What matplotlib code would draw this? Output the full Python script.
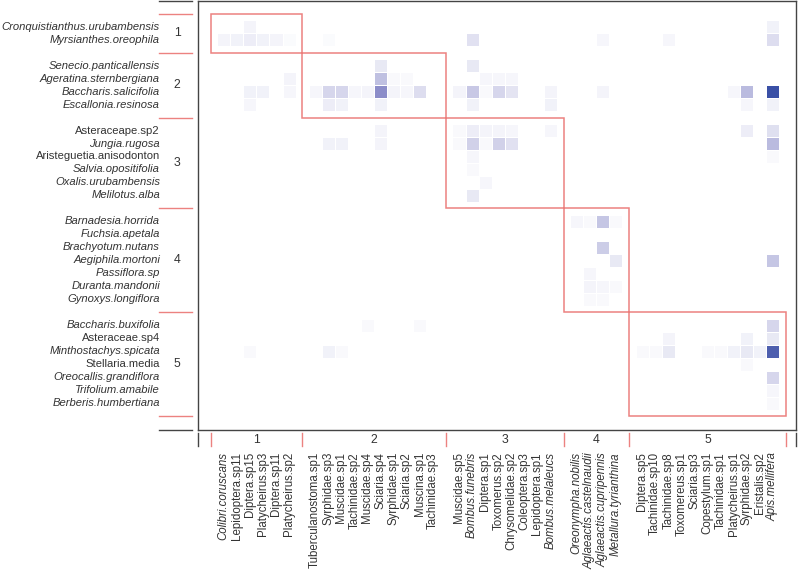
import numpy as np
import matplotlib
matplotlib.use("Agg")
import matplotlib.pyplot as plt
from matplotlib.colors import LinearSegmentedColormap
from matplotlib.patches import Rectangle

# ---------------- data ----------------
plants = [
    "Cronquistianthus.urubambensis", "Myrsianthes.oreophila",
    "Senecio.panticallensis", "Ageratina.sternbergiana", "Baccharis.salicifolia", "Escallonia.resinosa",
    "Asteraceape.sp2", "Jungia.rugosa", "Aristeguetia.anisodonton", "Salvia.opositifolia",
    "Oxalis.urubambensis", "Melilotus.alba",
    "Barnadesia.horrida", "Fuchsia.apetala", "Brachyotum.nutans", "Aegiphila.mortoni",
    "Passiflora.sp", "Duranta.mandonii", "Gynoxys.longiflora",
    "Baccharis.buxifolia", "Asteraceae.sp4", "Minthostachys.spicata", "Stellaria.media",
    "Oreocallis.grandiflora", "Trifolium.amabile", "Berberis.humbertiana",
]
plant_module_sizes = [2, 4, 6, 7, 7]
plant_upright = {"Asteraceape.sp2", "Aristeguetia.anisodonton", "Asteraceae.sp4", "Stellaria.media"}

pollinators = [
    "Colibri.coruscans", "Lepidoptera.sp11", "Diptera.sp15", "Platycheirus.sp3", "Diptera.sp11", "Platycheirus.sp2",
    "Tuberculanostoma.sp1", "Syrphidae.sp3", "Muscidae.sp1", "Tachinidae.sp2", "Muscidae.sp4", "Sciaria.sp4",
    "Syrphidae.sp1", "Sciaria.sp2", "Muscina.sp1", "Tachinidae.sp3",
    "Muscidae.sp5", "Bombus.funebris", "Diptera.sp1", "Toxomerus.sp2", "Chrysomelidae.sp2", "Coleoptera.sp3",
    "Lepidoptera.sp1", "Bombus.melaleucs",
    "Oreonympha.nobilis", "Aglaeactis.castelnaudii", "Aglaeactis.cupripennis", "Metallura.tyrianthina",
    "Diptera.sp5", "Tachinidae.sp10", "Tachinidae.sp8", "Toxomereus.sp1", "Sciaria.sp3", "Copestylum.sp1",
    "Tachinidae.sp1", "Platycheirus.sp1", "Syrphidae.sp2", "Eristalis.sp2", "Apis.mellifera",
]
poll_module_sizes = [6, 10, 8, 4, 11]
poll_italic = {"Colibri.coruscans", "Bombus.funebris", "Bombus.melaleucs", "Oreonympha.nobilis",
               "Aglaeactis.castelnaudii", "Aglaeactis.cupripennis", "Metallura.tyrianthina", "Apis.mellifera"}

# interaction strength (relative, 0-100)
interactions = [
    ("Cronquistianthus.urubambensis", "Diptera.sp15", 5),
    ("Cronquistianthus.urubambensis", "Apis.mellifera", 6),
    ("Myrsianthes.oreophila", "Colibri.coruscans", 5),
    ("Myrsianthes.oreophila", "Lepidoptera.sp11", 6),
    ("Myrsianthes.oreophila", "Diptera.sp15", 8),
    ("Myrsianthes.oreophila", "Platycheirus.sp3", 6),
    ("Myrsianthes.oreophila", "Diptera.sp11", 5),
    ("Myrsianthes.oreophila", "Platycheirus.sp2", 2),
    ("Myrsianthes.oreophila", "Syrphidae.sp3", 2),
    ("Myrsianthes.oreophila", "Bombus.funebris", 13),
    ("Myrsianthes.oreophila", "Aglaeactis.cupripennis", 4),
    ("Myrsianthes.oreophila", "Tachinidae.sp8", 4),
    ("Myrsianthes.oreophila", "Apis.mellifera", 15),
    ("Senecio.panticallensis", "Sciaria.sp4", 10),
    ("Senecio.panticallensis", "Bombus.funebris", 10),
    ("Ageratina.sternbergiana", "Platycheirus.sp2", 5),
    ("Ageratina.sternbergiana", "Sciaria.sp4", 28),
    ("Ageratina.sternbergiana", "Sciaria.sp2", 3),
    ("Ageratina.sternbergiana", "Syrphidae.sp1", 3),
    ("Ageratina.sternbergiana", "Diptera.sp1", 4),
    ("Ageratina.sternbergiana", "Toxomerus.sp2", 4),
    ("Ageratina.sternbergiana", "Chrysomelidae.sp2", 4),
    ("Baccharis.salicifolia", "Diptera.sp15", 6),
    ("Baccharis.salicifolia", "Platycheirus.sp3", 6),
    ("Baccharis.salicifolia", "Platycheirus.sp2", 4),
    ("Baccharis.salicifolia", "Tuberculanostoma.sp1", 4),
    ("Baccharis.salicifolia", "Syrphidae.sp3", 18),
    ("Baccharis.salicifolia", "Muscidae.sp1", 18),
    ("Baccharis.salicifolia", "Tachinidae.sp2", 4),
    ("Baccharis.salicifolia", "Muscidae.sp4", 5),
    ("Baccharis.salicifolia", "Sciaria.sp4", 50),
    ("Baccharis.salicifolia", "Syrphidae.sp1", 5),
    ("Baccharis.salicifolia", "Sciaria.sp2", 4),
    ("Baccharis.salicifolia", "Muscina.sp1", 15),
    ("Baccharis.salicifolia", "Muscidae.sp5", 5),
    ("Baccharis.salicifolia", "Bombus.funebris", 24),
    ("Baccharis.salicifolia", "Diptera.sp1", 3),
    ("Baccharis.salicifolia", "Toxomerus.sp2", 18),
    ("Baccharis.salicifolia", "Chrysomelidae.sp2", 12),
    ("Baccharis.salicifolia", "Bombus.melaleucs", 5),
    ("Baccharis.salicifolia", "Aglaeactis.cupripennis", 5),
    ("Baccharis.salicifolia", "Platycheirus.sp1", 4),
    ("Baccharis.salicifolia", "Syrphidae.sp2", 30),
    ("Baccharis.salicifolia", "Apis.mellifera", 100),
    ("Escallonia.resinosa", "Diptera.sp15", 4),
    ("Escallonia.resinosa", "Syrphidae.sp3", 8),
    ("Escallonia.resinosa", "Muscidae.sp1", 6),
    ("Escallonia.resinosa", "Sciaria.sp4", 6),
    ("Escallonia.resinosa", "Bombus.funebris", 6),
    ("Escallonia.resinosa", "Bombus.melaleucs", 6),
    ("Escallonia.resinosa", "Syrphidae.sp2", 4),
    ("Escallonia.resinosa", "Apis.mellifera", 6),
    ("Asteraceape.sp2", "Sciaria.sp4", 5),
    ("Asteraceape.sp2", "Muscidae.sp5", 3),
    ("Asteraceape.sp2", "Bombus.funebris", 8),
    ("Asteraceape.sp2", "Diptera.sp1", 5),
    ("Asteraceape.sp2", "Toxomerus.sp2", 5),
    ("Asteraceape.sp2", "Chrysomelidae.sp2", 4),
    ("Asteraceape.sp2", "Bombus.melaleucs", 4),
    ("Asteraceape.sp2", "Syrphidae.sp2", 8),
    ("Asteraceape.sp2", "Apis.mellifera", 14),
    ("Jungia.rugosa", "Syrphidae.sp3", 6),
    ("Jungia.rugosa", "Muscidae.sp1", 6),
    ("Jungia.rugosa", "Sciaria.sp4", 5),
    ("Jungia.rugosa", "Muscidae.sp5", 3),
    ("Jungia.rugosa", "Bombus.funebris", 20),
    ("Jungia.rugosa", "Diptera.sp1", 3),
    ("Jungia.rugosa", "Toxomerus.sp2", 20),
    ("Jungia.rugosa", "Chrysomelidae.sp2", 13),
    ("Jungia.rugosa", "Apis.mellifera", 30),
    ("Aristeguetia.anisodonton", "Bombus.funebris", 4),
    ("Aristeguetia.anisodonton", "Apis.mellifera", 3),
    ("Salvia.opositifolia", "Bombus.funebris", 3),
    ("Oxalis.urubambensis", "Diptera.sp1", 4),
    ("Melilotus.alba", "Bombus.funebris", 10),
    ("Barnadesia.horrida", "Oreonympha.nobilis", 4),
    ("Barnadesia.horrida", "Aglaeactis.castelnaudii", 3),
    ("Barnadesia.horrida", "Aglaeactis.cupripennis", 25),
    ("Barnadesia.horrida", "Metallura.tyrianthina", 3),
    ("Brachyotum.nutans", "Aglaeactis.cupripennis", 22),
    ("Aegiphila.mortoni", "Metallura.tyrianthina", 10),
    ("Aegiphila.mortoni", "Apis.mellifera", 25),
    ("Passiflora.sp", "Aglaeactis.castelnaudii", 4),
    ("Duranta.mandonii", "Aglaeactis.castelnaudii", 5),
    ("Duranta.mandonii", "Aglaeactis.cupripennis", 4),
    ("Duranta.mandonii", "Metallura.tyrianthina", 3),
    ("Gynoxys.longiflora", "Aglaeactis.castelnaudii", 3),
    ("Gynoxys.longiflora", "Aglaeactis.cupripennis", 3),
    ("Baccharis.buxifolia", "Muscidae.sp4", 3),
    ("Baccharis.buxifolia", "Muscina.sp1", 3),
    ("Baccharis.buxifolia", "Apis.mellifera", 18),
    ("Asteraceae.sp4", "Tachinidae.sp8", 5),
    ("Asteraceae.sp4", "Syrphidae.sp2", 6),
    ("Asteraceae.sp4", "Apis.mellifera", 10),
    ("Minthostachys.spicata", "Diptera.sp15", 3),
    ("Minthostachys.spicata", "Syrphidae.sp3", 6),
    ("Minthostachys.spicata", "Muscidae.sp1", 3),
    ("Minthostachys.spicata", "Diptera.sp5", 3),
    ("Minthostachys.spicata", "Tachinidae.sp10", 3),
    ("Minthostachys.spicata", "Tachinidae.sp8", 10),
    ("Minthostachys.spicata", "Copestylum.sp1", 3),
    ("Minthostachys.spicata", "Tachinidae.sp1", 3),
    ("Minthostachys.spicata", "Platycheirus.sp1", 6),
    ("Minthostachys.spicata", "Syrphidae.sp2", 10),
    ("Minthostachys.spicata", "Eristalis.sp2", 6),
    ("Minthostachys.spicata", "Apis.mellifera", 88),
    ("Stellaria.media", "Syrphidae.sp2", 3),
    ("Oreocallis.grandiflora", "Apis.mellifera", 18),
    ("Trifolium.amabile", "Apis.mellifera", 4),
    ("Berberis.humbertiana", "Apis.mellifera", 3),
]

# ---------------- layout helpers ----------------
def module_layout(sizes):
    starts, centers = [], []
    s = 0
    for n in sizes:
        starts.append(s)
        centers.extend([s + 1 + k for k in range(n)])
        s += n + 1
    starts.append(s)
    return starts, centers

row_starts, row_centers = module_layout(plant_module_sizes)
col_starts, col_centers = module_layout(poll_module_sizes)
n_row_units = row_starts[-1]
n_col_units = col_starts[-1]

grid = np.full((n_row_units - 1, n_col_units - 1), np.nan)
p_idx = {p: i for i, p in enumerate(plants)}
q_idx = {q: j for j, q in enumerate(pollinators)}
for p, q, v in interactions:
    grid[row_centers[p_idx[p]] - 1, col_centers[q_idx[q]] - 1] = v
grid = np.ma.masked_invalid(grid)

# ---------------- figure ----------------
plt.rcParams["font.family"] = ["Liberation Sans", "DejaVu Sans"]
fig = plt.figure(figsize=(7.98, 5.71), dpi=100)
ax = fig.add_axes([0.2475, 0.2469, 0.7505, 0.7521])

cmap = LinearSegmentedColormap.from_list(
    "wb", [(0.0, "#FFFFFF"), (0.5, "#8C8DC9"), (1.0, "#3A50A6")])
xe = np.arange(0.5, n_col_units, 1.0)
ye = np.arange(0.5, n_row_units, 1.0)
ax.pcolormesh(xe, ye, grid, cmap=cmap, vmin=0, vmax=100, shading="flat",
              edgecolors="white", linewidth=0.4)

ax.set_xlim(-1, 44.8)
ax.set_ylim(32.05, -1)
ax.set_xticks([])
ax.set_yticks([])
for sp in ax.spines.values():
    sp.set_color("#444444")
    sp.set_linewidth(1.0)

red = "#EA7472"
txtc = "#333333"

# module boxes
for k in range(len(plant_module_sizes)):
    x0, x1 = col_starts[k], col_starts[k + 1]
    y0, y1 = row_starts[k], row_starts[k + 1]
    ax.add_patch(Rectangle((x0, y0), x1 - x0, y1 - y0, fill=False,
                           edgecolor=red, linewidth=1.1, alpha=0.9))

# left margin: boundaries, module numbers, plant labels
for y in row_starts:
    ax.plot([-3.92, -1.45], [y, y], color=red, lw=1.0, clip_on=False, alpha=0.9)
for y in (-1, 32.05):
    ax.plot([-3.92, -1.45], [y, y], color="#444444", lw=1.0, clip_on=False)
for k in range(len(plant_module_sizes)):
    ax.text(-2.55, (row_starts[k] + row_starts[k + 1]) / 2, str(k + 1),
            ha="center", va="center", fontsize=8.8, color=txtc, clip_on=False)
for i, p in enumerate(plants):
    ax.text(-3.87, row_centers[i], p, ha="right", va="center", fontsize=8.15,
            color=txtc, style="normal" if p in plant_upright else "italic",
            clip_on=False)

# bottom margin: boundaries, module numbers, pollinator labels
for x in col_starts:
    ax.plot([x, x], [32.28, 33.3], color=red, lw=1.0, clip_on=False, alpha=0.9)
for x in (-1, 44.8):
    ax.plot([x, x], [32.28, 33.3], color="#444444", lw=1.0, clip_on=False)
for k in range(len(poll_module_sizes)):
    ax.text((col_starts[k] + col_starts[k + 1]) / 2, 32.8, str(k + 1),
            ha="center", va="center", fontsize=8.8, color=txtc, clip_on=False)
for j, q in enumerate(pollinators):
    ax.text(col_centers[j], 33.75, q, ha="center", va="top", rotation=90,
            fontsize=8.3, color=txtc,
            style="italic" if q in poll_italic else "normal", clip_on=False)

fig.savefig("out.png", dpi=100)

——————————

**TASK INSTRUCTIONS:** Pictures are excluded; extract exactly the lines from the start of the data through the line that holds "from matplotlib.patches import Rectangle", both ends included.

**EXPECTED ANSWER:**
What matplotlib code would draw this? Output the full Python script.
import numpy as np
import matplotlib
matplotlib.use("Agg")
import matplotlib.pyplot as plt
from matplotlib.colors import LinearSegmentedColormap
from matplotlib.patches import Rectangle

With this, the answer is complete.